▶ _Given problem_
Take the lines of the data below from the very first through the line containing "import plotly.graph_objects as go" and output them exactly, pictures excluded.

▶ _Records_

--

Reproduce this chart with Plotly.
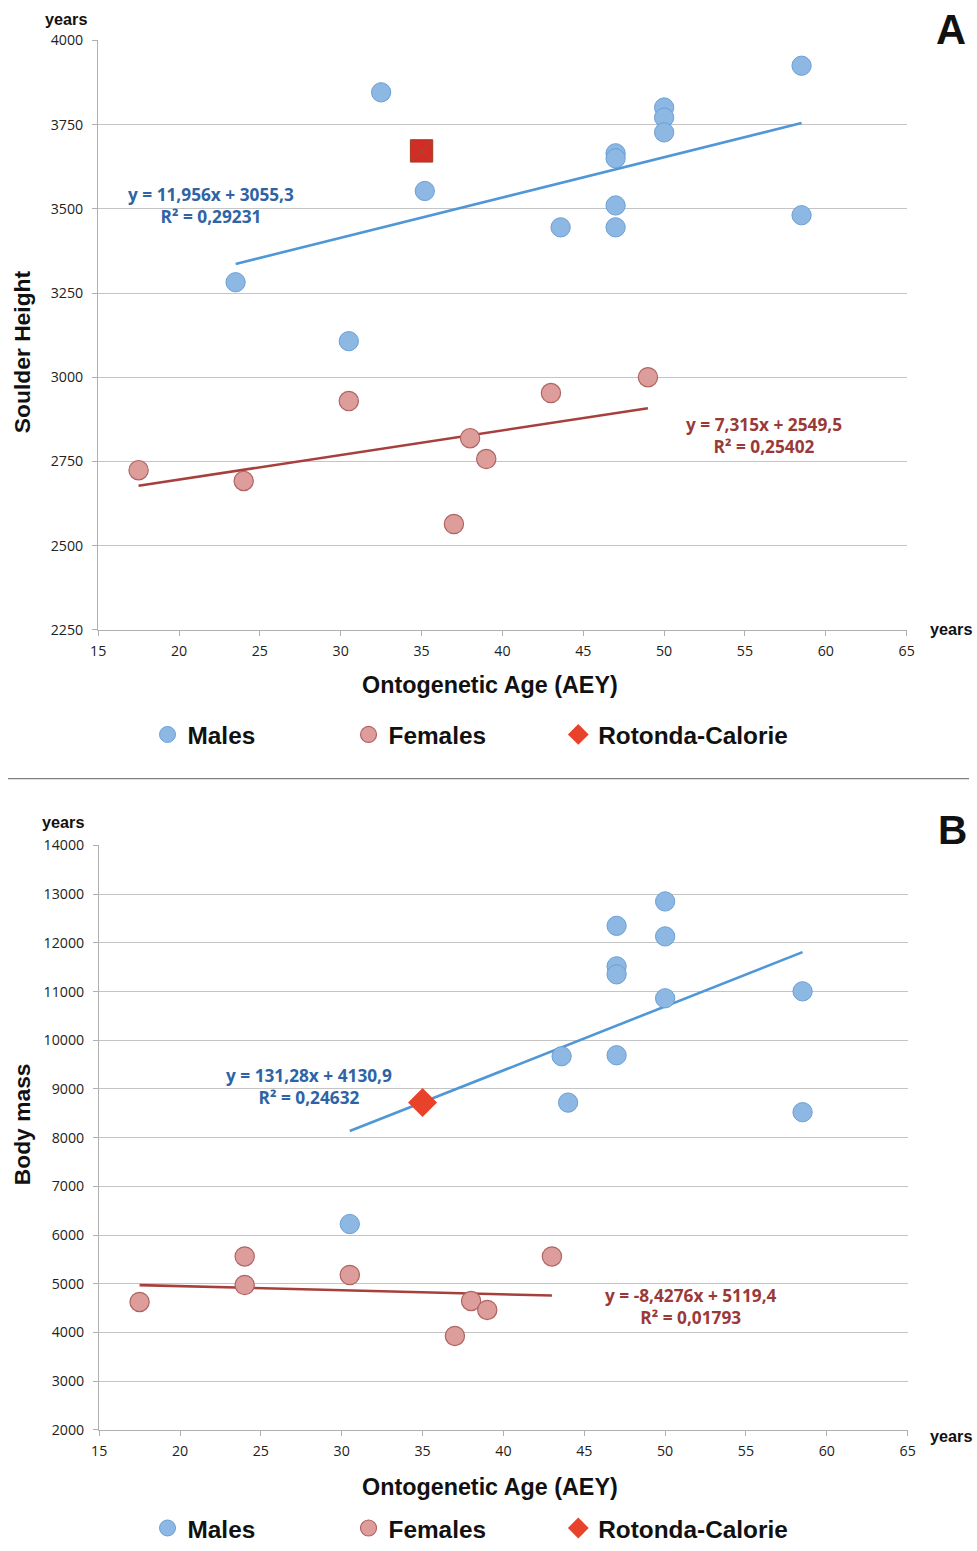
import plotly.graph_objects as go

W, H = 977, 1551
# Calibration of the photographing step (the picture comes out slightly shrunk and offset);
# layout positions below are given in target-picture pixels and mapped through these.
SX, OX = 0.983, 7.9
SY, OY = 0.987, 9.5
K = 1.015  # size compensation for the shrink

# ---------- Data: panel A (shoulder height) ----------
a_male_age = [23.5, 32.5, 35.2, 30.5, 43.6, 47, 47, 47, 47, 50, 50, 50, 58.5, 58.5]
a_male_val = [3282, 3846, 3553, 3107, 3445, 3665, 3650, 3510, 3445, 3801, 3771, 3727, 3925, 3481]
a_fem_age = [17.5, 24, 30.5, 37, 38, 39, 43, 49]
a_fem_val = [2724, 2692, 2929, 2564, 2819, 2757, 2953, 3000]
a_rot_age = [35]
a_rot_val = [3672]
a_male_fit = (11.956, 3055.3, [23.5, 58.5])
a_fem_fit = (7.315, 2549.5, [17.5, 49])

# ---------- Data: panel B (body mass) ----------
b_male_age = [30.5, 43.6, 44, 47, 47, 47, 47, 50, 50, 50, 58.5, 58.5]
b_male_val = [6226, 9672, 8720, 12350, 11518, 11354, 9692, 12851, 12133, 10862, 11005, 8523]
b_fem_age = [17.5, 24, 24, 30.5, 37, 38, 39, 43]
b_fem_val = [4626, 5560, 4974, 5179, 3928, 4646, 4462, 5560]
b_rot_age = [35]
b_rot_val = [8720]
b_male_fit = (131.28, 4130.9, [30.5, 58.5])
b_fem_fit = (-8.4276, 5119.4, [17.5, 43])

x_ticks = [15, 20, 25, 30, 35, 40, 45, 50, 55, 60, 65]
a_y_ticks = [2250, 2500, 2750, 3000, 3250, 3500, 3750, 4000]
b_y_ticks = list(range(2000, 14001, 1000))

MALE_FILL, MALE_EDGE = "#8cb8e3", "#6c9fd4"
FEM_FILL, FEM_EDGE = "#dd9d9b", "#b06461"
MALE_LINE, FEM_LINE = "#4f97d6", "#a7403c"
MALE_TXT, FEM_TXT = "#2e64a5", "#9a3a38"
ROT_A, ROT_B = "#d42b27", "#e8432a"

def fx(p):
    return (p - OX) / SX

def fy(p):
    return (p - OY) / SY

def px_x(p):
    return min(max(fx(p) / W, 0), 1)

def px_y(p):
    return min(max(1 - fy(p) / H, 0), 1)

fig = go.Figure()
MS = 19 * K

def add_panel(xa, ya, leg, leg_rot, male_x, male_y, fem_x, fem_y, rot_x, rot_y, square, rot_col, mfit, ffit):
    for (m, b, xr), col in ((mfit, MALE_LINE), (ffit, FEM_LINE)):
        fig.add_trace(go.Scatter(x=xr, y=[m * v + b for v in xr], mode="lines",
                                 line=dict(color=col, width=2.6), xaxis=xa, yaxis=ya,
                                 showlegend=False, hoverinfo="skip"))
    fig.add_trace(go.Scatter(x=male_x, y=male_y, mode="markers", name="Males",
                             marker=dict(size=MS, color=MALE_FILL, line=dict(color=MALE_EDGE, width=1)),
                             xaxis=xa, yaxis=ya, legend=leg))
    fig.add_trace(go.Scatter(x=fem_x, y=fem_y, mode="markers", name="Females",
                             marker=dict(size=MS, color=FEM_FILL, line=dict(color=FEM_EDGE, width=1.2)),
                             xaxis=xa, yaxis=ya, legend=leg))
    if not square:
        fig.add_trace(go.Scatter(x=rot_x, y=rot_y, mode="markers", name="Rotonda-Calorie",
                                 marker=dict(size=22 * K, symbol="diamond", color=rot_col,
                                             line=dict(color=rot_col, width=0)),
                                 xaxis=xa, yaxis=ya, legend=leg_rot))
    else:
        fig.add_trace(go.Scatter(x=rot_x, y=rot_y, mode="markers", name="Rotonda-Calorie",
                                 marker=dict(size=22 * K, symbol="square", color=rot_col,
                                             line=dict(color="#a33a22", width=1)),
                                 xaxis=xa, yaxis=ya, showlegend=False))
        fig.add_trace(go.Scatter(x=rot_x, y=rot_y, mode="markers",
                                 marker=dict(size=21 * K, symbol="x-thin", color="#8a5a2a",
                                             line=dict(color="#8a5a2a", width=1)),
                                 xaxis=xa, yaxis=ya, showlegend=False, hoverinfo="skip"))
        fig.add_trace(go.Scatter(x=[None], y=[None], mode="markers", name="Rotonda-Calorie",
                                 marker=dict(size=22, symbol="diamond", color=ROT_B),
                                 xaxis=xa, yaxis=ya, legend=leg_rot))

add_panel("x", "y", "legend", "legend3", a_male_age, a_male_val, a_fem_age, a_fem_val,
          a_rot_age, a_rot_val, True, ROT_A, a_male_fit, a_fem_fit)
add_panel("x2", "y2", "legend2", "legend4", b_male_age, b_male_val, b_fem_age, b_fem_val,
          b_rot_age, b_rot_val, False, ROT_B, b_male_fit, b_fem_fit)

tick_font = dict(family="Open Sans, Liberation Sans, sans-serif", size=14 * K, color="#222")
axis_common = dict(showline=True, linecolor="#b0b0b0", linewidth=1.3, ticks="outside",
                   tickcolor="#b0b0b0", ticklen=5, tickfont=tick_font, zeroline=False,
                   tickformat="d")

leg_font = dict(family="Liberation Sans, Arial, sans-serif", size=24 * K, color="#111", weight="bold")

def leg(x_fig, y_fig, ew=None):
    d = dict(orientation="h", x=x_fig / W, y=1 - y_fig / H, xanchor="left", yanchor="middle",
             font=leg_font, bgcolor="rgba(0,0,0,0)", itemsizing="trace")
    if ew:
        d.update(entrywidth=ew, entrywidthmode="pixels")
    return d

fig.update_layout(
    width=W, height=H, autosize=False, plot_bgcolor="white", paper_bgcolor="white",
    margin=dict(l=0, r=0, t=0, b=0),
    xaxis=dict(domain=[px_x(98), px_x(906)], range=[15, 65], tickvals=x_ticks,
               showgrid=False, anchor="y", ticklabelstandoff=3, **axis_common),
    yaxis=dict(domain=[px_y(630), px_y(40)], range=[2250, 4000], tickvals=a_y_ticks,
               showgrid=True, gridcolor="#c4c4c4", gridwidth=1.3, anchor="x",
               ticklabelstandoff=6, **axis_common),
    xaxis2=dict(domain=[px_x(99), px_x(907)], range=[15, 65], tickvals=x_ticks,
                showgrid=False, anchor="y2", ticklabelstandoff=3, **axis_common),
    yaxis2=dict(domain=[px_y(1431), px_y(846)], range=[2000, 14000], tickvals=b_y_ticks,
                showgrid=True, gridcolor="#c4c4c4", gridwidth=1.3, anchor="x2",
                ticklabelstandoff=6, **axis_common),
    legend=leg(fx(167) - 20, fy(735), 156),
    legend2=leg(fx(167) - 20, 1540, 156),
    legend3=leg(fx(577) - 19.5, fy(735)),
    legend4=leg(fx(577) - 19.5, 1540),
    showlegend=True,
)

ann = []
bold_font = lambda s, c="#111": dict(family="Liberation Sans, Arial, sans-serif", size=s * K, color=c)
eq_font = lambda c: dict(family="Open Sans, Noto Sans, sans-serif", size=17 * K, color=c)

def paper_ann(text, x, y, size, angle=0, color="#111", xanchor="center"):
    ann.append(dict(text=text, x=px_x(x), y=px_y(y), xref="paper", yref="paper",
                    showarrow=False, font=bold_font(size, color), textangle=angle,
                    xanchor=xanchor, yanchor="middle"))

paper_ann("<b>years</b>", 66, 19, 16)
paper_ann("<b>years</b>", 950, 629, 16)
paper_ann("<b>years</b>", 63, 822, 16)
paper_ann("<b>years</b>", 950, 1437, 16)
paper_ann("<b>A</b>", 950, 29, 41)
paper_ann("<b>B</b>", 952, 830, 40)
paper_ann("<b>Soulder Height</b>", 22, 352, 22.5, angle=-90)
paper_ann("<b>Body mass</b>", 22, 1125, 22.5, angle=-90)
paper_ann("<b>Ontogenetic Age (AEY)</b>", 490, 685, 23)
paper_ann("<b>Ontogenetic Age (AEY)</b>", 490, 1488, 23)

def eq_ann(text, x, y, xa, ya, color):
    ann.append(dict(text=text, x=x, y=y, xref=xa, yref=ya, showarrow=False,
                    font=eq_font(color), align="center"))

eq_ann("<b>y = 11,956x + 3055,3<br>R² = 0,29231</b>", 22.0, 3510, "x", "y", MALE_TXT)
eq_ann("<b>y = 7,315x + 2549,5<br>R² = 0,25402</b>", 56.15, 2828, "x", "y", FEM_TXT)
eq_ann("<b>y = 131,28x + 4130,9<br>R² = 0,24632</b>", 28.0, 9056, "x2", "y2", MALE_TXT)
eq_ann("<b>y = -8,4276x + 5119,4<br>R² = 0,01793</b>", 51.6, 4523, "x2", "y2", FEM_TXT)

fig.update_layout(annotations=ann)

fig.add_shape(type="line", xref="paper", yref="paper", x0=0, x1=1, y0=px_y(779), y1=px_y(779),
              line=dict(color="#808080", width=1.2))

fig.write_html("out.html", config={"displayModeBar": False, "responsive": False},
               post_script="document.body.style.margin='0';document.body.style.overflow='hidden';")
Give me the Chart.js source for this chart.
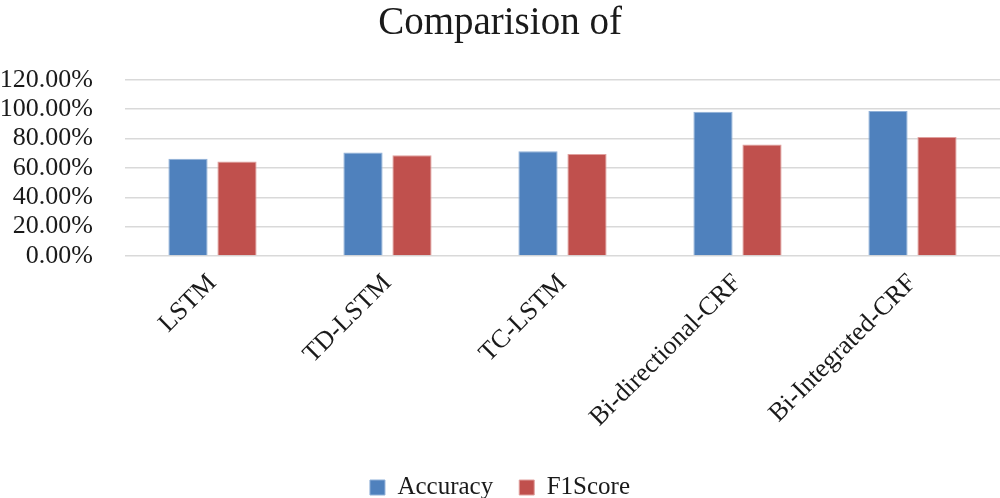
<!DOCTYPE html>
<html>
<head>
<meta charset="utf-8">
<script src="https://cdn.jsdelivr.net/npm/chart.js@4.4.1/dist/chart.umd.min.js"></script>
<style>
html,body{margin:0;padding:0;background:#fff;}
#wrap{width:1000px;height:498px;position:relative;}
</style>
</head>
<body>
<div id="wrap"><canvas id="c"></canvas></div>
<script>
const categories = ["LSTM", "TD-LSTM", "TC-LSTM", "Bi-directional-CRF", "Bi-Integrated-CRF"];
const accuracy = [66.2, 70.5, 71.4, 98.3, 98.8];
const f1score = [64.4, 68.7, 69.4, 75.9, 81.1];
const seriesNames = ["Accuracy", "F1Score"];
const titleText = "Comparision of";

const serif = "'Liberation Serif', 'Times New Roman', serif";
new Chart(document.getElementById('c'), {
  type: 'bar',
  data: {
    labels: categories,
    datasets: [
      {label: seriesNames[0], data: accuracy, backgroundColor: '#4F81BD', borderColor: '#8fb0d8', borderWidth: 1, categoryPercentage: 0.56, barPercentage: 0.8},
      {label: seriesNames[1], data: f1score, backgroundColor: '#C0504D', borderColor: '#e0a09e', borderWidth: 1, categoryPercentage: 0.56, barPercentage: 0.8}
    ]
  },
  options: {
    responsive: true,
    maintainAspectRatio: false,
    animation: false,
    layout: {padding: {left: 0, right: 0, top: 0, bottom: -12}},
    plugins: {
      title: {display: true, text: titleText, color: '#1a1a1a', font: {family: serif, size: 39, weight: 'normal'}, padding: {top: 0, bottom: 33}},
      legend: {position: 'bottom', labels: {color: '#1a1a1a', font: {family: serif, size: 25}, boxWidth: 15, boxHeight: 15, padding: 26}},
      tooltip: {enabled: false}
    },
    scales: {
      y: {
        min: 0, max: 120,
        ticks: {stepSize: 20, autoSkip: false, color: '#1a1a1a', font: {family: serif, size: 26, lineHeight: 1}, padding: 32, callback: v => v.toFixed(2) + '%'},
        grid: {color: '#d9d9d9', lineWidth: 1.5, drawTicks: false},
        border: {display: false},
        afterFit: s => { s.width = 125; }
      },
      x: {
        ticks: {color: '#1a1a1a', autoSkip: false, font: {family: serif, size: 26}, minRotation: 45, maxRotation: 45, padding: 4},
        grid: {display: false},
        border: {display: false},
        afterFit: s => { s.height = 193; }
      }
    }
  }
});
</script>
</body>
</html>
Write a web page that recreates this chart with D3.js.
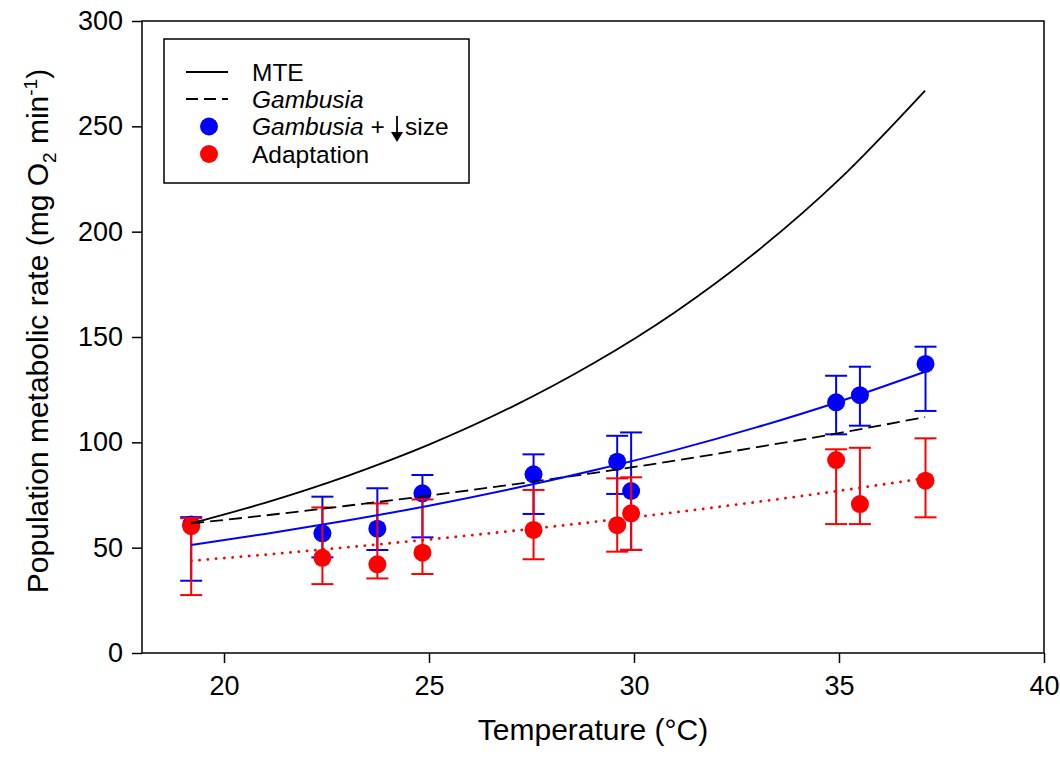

--

▶ _Task answer_
Reproduce this chart with Plotly.
import plotly.graph_objects as go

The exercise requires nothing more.